Carol was extremely photogenic, and was asked to be a contestant on the game show Password, where she won further prizes. “She came off well on camera. She was flashy, tall, blond,” Paul said. “I remember the next door neighbor kid would always say, ‘Geez, you sure look pretty! Whoo!’ That was Monty Tresize, who later trained Navy Seals.”
After all of her children were old enough to cook and look after themselves, Carol went to college. She graduated Phi Kappa Phi from Sacramento State College with a Bachelor of Arts degree in psychology. Then she enrolled in California State University, Sacramento, where she earned a Master of Science in counseling.
Carol and Al began to grow apart, and separated in 1975. She had enrolled at the University of California, Berkeley to pursue a Ph.D. in psychology. “It was unusual for a woman like her to get a Ph.D. at that time,” Allyn said. “There were lots of women in the psychology field, but they were younger and not married. It was interesting for us kids because our friends moms weren’t working at all, let alone being a full-time student.”

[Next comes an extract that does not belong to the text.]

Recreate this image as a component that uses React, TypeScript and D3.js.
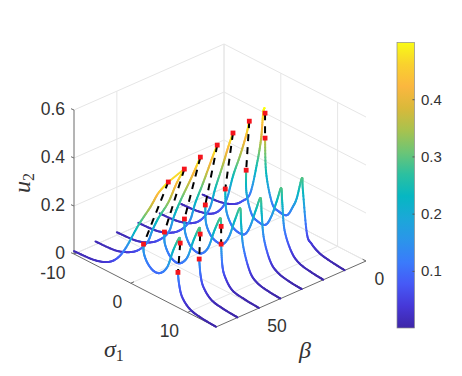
import React from "react";
import * as d3 from "d3";

const sigmaTicks = [-10, 0, 10];
const betaTicks = [0, 50];
const uTicks = [0, 0.2, 0.4, 0.6];
const colorbarTicks = [0.1, 0.2, 0.3, 0.4];
const parulaStops = ["#3e26a8","#4638d8","#4659f6","#3a7bfb","#2b95ea","#1ba8d8","#06b7c2","#2cc0a0","#6cc576","#a8c24e","#d9b93a","#fbb73f","#f9d12e","#f9fb15"];

type P = [number, number];
const upper70: P[] = [[-10,.012],[-6.5,.018],[-4.06,.039],[-2.4,.075],[-.91,.135],[1.36,.259],[3.46,.36],[4.86,.435],[6.6,.502]];
const upper60: P[] = [[-10,.013],[-6.6,.018],[-4.2,.039],[-2.4,.07],[-.82,.1225],[.05,.183],[1.1,.246],[2.85,.333],[4.3,.43],[5.65,.505]];
const upper50: P[] = [[-10,.012],[-6.7,.018],[-4.3,.039],[-2.5,.072],[-.85,.125],[.05,.2],[1.2,.28],[2.9,.385],[3.9,.45],[4.7,.504]];
const upper40: P[] = [[-10,.012],[-6.8,.018],[-4.4,.039],[-2.6,.072],[-.95,.13],[.05,.218],[1.45,.32],[3,.44],[3.9,.505]];
const upper30: P[] = [[-10,.012],[-6.9,.018],[-4.45,.039],[-2.7,.075],[-1.2,.14],[-.2,.237],[1,.339],[2.06,.435],[2.9,.504]];
const upper20: P[] = [[-10,.012],[-7,.018],[-4.5,.039],[-2.9,.08],[-1.87,.139],[-.82,.244],[.4,.342],[1.45,.438],[2,.503]];
const upper10: P[] = [[-10,.012],[-7,.018],[-4.6,.038],[-3,.07],[-1.6,.12],[-.4,.26],[.3,.37],[.66,.48],[.9,.505]];

const middle70: P[] = [[2.24,.19],[2.3,.153],[2.94,.12],[4,.1],[5.2,.106],[6.43,.146],[7.5,.23],[8.53,.292],[8.7,.273]];
const middle60: P[] = [[2.15,.2],[2.2,.155],[2.9,.118],[3.9,.1],[5,.105],[6.2,.145],[7.3,.23],[8.3,.292],[8.44,.268]];
const middle50: P[] = [[1.9,.212],[2,.16],[2.7,.12],[3.7,.102],[4.9,.105],[6.1,.145],[7.2,.23],[8.2,.292],[8.36,.26]];
const middle40: P[] = [[1.8,.23],[1.9,.16],[2.6,.12],[3.6,.102],[4.9,.105],[6,.15],[7,.23],[7.92,.291],[8.1,.23],[8.5,.136],[9.67,.047],[11,.016],[13,.005],[15,.001]];
const middle30: P[] = [[1.54,.254],[1.7,.17],[2.5,.122],[3.5,.103],[4.9,.106],[5.9,.15],[6.9,.23],[7.75,.292],[7.95,.23],[8.35,.13],[9.5,.048],[10.9,.017],[13,.005],[15,.001]];
const middle20: P[] = [[1.45,.292],[1.5,.2],[2.35,.124],[3.4,.104],[4.85,.106],[5.9,.155],[6.85,.23],[7.6,.292],[7.8,.235],[8.2,.125],[9.4,.05],[10.8,.018],[13,.006],[15,.001]];
const middle10: P[] = [[1,.381],[1.2,.237],[2.24,.125],[3.4,.105],[4.86,.107],[5.9,.155],[6.6,.2],[7.48,.293],[7.66,.245],[8.36,.074],[9.2,.04],[10.6,.018],[12.5,.008],[15,.001]];

const lower70: P[] = [[8.3,.146],[8.5,.1],[9.05,.052],[10.45,.018],[12.5,.006],[15,.001]];
const lower60: P[] = [[8.27,.162],[8.5,.1],[9,.055],[10.4,.018],[12.5,.006],[15,.001]];
const lower50: P[] = [[8.36,.186],[8.55,.105],[9,.06],[10.3,.018],[12.5,.006],[15,.001]];

const branches: { beta: number; parts: P[][] }[] = [
  { beta: 10, parts: [upper10, middle10] },
  { beta: 20, parts: [upper20, middle20] },
  { beta: 30, parts: [upper30, middle30] },
  { beta: 40, parts: [upper40, middle40] },
  { beta: 50, parts: [upper50, middle50, lower50] },
  { beta: 60, parts: [upper60, middle60, lower60] },
  { beta: 70, parts: [upper70, middle70, lower70] },
];

// short yellow run seen between the two front-most upper folds
const topLinkBeta: [number, number] = [70, 60];
const topLinkSigma: [number, number] = [6.6, 5.65];
const topLinkU: [number, number] = [0.47, 0.47];

// unstable links: beta, [sigma,u] at each end
const unstable: { beta: number; a: P; b: P }[] = [
  { beta: 10, a: [1,.485], b: [1,.381] },
  { beta: 20, a: [2,.503], b: [1.45,.292] },
  { beta: 30, a: [2.9,.504], b: [1.54,.254] },
  { beta: 40, a: [3.9,.505], b: [1.8,.23] },
  { beta: 50, a: [4.7,.504], b: [1.9,.212] },
  { beta: 60, a: [5.65,.505], b: [2.15,.2] },
  { beta: 70, a: [6.6,.502], b: [2.24,.19] },
  { beta: 50, a: [8.36,.26], b: [8.36,.186] },
  { beta: 60, a: [8.44,.268], b: [8.27,.162] },
  { beta: 70, a: [8.7,.273], b: [8.3,.146] },
];

const W = 462, H = 376;
const sx = d3.scaleLinear().domain([-10, 15]).range([0, 1]);
const bx = d3.scaleLinear().domain([0, 70]).range([0, 1]);
const uz = d3.scaleLinear().domain([0, 0.6]).range([0, 144]);
const backX = 224, backY = 188;
const project = (s: number, b: number, u: number): P => [
  backX + 142 * sx(s) - 150 * bx(b),
  backY + 73 * sx(s) + 66 * bx(b) - uz(u),
];
const parula = d3.scaleLinear<string>()
  .domain(parulaStops.map((_, i) => i / (parulaStops.length - 1) * 0.5))
  .range(parulaStops)
  .interpolate(d3.interpolateRgb);
const cbY = d3.scaleLinear().domain([0.001, 0.5]).range([328, 42.5]);

function dense(pts: P[]): P[] {
  const out: P[] = [];
  for (let i = 0; i < pts.length - 1; i++) {
    const p0 = pts[Math.max(0, i - 1)], p1 = pts[i], p2 = pts[i + 1], p3 = pts[Math.min(pts.length - 1, i + 2)];
    const n = 12;
    for (let j = 0; j < n; j++) {
      const t = j / n;
      const f = (a: number, b: number, c: number, d: number) =>
        0.5 * (2 * b + (c - a) * t + (2 * a - 5 * b + 4 * c - d) * t * t + (3 * b - a - 3 * c + d) * t * t * t);
      out.push([f(p0[0], p1[0], p2[0], p3[0]), Math.max(0, f(p0[1], p1[1], p2[1], p3[1]))]);
    }
  }
  out.push(pts[pts.length - 1]);
  return out;
}

const GRID = "#e6e6e6";
const AXIS = "#6b6b6b";
const TEXT = "#333333";
const SANS = "'Liberation Sans', Arial, sans-serif";
const SERIF = "'Liberation Serif', 'DejaVu Serif', serif";

export default function App() {
  const L = (a: P, b: P, c: string, k: string, w = 1) => (
    <line key={k} x1={a[0]} y1={a[1]} x2={b[0]} y2={b[1]} stroke={c} strokeWidth={w} />
  );
  const grid: React.ReactNode[] = [];
  uTicks.forEach((u) => {
    grid.push(L(project(-10, 70, u), project(-10, 0, u), GRID, `gl${u}`));
    grid.push(L(project(-10, 0, u), project(15, 0, u), GRID, `gr${u}`));
  });
  sigmaTicks.forEach((s) => {
    grid.push(L(project(s, 0, 0), project(s, 0, 0.6), GRID, `vs${s}`));
    grid.push(L(project(s, 0, 0), project(s, 70, 0), GRID, `fs${s}`));
  });
  betaTicks.forEach((b) => {
    grid.push(L(project(-10, b, 0), project(-10, b, 0.6), GRID, `vb${b}`));
    grid.push(L(project(-10, b, 0), project(15, b, 0), GRID, `fb${b}`));
  });
  const linkA = project(topLinkSigma[0], topLinkBeta[0], 0.502);
  const linkB = project(topLinkSigma[1], topLinkBeta[1], 0.505);
  return (
    <svg width={W} height={H} style={{ position: "absolute", left: 0, top: 0 }} fontFamily={SANS}>
      <defs>
        <linearGradient id="cb" x1="0" y1="1" x2="0" y2="0">
          {parulaStops.map((c, i) => (
            <stop key={i} offset={i / (parulaStops.length - 1)} stopColor={c} />
          ))}
        </linearGradient>
      </defs>
      <rect width={W} height={H} fill="#fff" />
      <g>{grid}</g>
      {L(project(-10, 70, 0), project(-10, 70, 0.6), AXIS, "ay")}
      {L(project(-10, 70, 0), project(15, 70, 0), AXIS, "as")}
      {L(project(15, 70, 0), project(15, 0, 0), AXIS, "ab")}
      {uTicks.map((u) => {
        const p = project(-10, 70, u);
        return (
          <g key={u}>
            <line x1={p[0]} y1={p[1]} x2={p[0] - 3} y2={p[1] - 1.3} stroke={AXIS} />
            <text x={p[0] - 9} y={p[1] + 5} textAnchor="end" fontSize={17.5} fill={TEXT}>{u}</text>
          </g>
        );
      })}
      {sigmaTicks.map((s) => {
        const p = project(s, 70, 0);
        const q = project(s, 68.5, 0);
        return (
          <g key={s}>
            <line x1={p[0]} y1={p[1]} x2={q[0]} y2={q[1]} stroke={AXIS} />
            <text x={p[0] - 8.5} y={p[1] + 25} textAnchor="end" fontSize={17.5} fill={TEXT}>{s}</text>
          </g>
        );
      })}
      {betaTicks.map((b) => {
        const p = project(15, b, 0);
        const q = project(14.4, b, 0);
        return (
          <g key={b}>
            <line x1={p[0]} y1={p[1]} x2={q[0]} y2={q[1]} stroke={AXIS} />
            <text x={p[0] + 8.5} y={p[1] + 23.5} textAnchor="start" fontSize={17.5} fill={TEXT}>{b}</text>
          </g>
        );
      })}
      <text transform="translate(30,193) rotate(-90)" fontFamily={SERIF} fontSize={24} fill={TEXT}>
        <tspan fontStyle="italic">u</tspan><tspan fontSize={16} dy={4}>2</tspan>
      </text>
      <text x={104} y={357} fontFamily={SERIF} fontSize={24} fill={TEXT}>
        <tspan fontStyle="italic">σ</tspan><tspan fontSize={16} dy={4}>1</tspan>
      </text>
      <text x={299} y={358} fontFamily={SERIF} fontSize={24} fontStyle="italic" fill={TEXT}>β</text>

      {branches.map((br) =>
        br.parts.map((part, pi) => {
          const pts = dense(part);
          return (
            <g key={`${br.beta}-${pi}`} strokeWidth={2} strokeLinecap="round">
              {pts.slice(1).map((q, i) => {
                const a = project(pts[i][0], br.beta, pts[i][1]);
                const b = project(q[0], br.beta, q[1]);
                return <line key={i} x1={a[0]} y1={a[1]} x2={b[0]} y2={b[1]} stroke={parula((pts[i][1] + q[1]) / 2)} />;
              })}
            </g>
          );
        })
      )}
      <line x1={linkA[0]} y1={linkA[1]} x2={linkB[0]} y2={linkB[1]} stroke={parula(topLinkU[0])} strokeWidth={2} />
      {unstable.map((d, i) => {
        const a = project(d.a[0], d.beta, d.a[1]);
        const b = project(d.b[0], d.beta, d.b[1]);
        return (
          <g key={i}>
            <line x1={a[0]} y1={a[1]} x2={b[0]} y2={b[1]} stroke="#000" strokeWidth={2} strokeDasharray="7 6" />
            {[a, b].map((p, j) => (
              <rect key={j} x={p[0] - 2.4} y={p[1] - 2.4} width={4.8} height={4.8} fill="#f5141c" />
            ))}
          </g>
        );
      })}

      <rect x={397} y={42.5} width={17.5} height={285.5} fill="url(#cb)" stroke="#8c8c8c" strokeWidth={0.7} />
      {colorbarTicks.map((t) => (
        <g key={t}>
          <line x1={412.5} x2={414.5} y1={cbY(t)} y2={cbY(t)} stroke="#555" />
          <text x={421} y={cbY(t) + 5} fontSize={15} fill={TEXT}>{t}</text>
        </g>
      ))}
    </svg>
  );
}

After graduating, Carol began her clinical work in Sacramento. She started working with troubled children District as a school psychologist in the Sacramento Unified School District. “We never knew the stories of her successes, because she kept everything very confident,” Paul said. “I remember one child: her father attacked her mother with a knife.” Paul also remembers his mother field-testing the child emotional evaluation tests
Carol began writing a newsletter on educational legislation with a friend, Bill Rogers. Bill also worked within the school district. They became close, and married in 1979. Carol wanted to start her own family practice in San Francisco, so they moved into a house in Stinson Beach. Their marriage was brief, and Bill left Stinson in 1984.

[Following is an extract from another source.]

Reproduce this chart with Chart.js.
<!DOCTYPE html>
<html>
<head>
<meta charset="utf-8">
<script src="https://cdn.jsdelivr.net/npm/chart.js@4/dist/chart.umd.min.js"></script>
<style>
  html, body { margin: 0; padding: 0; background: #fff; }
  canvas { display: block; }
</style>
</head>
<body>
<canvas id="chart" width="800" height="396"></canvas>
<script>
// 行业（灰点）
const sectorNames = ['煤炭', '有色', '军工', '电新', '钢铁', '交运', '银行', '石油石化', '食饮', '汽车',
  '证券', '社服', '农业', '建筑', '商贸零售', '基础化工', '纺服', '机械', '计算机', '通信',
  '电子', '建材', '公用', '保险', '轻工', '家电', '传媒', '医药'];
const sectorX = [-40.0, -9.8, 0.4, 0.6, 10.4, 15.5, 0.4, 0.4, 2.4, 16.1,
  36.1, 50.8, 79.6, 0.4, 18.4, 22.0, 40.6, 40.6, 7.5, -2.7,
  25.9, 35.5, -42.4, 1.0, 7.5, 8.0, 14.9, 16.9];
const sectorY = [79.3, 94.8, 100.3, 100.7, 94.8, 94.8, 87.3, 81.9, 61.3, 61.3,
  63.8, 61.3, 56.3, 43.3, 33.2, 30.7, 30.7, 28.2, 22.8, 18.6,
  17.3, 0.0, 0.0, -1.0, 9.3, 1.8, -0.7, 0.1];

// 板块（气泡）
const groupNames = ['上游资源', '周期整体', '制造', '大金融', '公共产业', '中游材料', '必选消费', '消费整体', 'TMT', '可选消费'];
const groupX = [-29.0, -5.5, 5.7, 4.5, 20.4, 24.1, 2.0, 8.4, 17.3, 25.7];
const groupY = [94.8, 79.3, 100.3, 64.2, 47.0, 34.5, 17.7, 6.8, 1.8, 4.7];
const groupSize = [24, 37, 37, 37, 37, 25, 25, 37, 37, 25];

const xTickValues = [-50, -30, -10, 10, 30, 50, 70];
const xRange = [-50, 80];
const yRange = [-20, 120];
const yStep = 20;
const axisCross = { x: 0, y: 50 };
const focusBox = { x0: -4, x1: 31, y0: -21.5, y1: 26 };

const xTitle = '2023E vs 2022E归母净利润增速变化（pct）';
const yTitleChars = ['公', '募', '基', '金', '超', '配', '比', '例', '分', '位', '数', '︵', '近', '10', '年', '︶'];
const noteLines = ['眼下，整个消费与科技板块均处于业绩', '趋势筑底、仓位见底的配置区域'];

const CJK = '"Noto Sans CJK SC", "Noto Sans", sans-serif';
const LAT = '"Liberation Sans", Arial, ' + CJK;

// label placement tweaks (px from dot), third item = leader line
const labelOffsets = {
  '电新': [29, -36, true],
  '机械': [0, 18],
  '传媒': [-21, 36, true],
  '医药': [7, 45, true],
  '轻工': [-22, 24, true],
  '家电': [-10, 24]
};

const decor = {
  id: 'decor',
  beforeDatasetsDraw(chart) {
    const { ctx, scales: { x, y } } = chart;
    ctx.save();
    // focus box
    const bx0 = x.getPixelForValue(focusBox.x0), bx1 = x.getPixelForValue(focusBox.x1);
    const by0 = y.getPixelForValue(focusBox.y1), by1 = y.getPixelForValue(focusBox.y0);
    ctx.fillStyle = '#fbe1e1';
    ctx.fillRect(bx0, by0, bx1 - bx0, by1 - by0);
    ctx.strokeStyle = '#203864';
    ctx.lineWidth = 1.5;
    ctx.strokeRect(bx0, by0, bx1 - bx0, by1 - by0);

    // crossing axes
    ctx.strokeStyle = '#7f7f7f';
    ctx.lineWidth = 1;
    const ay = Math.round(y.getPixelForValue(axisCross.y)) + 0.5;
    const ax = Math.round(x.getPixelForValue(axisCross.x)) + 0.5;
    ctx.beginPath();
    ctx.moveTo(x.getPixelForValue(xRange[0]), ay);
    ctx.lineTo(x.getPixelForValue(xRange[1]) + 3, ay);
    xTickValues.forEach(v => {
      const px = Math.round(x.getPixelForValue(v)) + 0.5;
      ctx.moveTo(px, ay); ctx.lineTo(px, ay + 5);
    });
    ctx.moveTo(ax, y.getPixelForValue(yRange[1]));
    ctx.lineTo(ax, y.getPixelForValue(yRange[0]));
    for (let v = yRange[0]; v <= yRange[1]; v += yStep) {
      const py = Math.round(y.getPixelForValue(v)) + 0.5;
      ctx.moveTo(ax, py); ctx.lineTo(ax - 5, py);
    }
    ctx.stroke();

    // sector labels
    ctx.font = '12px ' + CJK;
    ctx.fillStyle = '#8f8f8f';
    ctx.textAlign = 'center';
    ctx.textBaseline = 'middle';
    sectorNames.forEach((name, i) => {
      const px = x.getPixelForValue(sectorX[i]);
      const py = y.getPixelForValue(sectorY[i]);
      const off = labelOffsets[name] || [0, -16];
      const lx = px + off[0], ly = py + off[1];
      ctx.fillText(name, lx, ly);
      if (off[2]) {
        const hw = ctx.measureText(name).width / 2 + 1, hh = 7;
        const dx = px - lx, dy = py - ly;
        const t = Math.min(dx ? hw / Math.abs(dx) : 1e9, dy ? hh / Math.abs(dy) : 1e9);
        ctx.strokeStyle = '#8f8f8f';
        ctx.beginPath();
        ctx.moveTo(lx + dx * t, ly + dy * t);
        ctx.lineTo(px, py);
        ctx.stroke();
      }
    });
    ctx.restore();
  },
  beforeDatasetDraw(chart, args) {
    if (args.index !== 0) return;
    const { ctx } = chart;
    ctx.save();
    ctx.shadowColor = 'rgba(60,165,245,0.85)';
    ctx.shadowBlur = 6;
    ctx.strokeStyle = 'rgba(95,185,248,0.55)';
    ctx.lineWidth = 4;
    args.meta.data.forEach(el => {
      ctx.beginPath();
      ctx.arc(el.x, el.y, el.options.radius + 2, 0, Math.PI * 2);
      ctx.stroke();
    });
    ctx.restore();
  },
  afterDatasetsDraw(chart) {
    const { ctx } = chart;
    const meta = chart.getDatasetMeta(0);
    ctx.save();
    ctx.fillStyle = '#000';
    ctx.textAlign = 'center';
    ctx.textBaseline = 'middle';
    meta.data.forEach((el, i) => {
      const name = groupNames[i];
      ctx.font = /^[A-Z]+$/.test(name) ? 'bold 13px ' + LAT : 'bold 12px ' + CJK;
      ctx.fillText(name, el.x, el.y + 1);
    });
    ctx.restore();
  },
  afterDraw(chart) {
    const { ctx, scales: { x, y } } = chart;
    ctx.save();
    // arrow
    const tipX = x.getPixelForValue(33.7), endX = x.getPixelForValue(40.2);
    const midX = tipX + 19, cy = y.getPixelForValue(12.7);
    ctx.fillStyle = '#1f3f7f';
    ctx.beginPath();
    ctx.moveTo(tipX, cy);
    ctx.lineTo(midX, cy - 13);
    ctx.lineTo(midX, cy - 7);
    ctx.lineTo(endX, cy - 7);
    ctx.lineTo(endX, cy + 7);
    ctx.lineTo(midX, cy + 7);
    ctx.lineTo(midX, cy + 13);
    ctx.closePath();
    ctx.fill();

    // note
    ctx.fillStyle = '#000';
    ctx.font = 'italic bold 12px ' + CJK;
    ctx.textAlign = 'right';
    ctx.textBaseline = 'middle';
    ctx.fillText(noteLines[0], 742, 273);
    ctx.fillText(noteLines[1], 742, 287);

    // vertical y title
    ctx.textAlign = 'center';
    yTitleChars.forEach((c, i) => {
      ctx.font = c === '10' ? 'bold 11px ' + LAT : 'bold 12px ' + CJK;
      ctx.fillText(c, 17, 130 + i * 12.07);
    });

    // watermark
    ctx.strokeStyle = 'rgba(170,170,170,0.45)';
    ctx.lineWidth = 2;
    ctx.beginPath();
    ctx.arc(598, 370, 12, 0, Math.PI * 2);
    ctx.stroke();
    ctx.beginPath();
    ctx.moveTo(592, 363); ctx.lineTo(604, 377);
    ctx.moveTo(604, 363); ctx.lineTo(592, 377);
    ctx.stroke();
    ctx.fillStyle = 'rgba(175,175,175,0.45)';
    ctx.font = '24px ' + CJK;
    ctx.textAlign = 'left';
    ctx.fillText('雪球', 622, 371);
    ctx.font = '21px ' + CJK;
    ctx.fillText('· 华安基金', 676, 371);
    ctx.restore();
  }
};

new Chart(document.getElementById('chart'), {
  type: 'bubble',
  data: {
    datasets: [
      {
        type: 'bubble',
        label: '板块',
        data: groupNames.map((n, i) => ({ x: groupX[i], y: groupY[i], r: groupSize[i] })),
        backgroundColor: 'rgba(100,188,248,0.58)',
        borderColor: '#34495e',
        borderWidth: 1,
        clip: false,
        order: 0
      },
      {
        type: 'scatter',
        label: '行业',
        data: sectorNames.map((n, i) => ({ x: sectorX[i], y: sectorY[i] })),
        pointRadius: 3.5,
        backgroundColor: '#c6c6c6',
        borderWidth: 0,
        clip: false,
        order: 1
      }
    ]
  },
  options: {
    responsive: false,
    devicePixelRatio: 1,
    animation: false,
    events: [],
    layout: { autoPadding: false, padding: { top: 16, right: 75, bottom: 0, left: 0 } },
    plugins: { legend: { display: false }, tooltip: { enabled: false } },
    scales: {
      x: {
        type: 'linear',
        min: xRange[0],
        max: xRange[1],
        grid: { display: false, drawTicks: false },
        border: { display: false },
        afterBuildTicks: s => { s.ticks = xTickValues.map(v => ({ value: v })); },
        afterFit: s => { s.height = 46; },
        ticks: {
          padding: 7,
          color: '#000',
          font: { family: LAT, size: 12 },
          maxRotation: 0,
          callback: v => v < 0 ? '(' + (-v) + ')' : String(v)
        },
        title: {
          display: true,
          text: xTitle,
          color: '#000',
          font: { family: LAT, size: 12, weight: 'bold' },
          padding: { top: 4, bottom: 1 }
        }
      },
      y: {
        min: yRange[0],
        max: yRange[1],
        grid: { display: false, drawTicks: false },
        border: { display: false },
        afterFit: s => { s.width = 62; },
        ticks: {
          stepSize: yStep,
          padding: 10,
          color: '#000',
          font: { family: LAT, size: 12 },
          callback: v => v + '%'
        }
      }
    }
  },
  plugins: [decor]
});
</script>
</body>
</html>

After Carol found herself single again, she decided to do some traveling. She was at a psychology conference in Switzerland when she met and immediately fell in love with a Swedish businessman named Rolf Osterberg. Rolf was the head of Svinska, a major Swedish film studio, and owned one of Stockholm’s six daily newspapers.
Rolf and Carol were married in San Rafael in 1986, and they decided to split their time between West Marin and Stockholm. “They were the happiest years of Carol’s life, filled with great adventures in many countries around the world and intense philosophical discussions surrounding the forces of nature and power of the human spirit,” Allyn said.
Carol fell in love with Sweden. She adored its art, and became expert in different sculptors and artists. She didn’t speak Swedish, but Rolf was fluent in five languages. They stayed in an apartment in the city, and Rolf owned property on Vastrgarden, an island off the coast of Stockholm. Vastrgarden had rolling hills rimmed by rock walls, set in the harsh but beautiful Baltic Sea.
“They did a lot of traveling—to New Zealand, Machu Picchu, Paris, Italy, Greece, Denmark, All over Europe, really,” Allyn said. “They shared families, homes, vacations, everything.”
Carol’s family took to Rolf as well. Easter was an important family gathering for Carol, Rolf and the children. “Rolf would write an Easter story that would involve everyone, and we’d have to enact it,” Paul said. “I remember Mom climbing up on top of the old stone barbecue to read her part of the story, way up in the air. We’d tell our part of Rolf’s story, and give thanks.”
They had to move to Inverness in 2004 after the ownership of Carol’s home in Stinson Beach changed hands. They found a spot on Tomales Bay that she found suitable. “She refused to leave the area,” Allyn said. “She loved the ocean.”
When Rolph died in 1996, Carol settled into a quiet life in West Marin. “She wasn’t into doing new things so much as her routine. Life was very simple for her at the later stages,” Paul said. “She liked going to art exhibits and showings, she had her bridge club and book club. She liked to cook and watch plants grow on her deck. She had a lot of friends, she had a very free spirit, and we’re going to miss her a lot.”